Single by Delirious?

from the album World Service
- Released: 14 September 2004
- Recorded: 2003
- Genre: Rock
- Length: 4:35
- Label: Furious?
- Songwriters: Stuart Garrard; Martin Smith;
- Producers: Julian Kindred; Delirious?;

Delirious? singles chronology
| "Inside Outside" (2004) | "Every Little Thing" (2004) | "Paint The Town Red" (2005) |

= Every Little Thing (Delirious? song) =

2004 single by Delirious?

"Every Little Thing" is a song written and performed by English Christian rock band Delirious?. The song was the second radio single released to the German market from the band's 2003 studio album, World Service. The song features guest backing vocals by Daniel Bedingfield.
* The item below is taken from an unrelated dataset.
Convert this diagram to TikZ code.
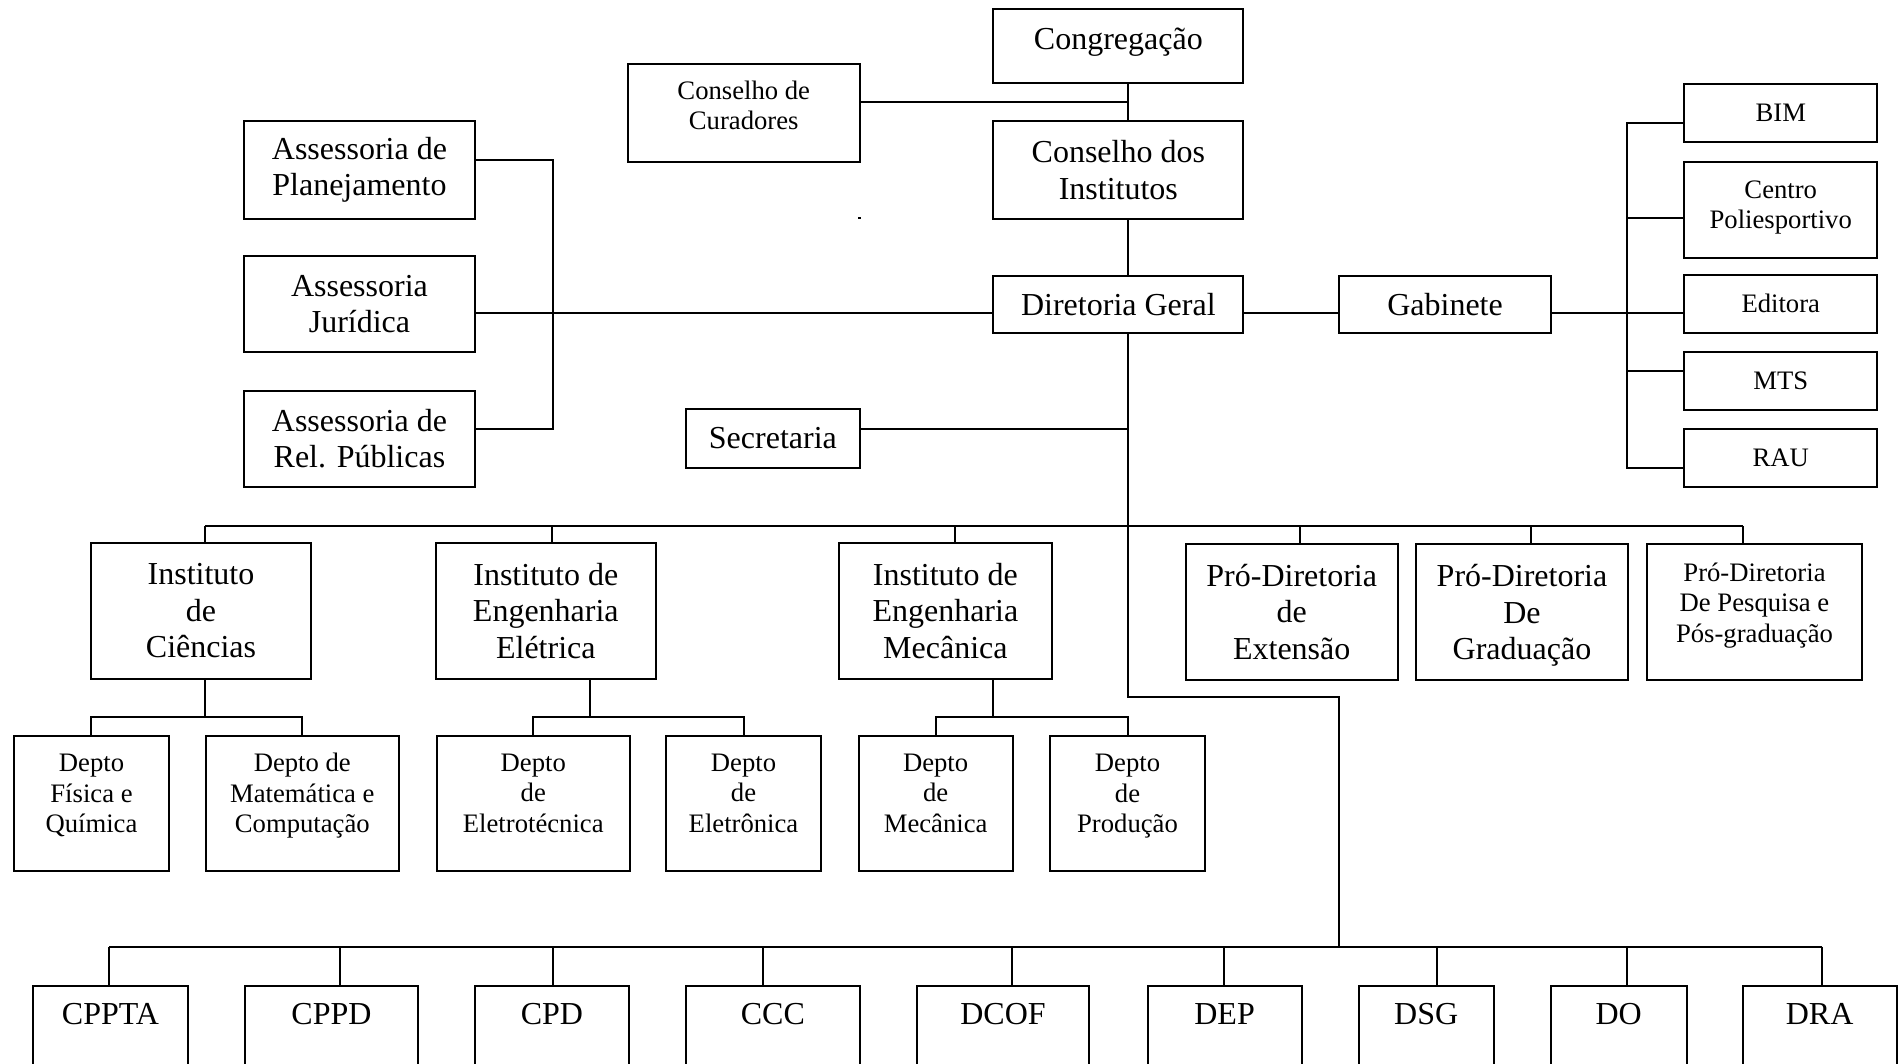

The single peaked at #2 on the Südwestrundfunk, which is the southwest region broadcasting's singles chart.

==Track listing==
1. "Every Little Thing" (Radio Hit Mix)
2. "Every Little Thing" (Radio Ballad Mix)
3. "Every Little Thing" (Radio Remix)
4. "Every Little Thing" (Album Version)
5. "Free"

==Daniel Bedingfield Release==

Daniel Bedingfield released his own version of "Every Little Thing" on his EP Stop the Traffik – Secret Fear on 5 July 2013, featuring several lyric changes. Bedingfield performed the song on the New Zealand edition of The X Factor on 8 July 2013, and on the X Factor Around the World special in Indonesia on 24 August 2013.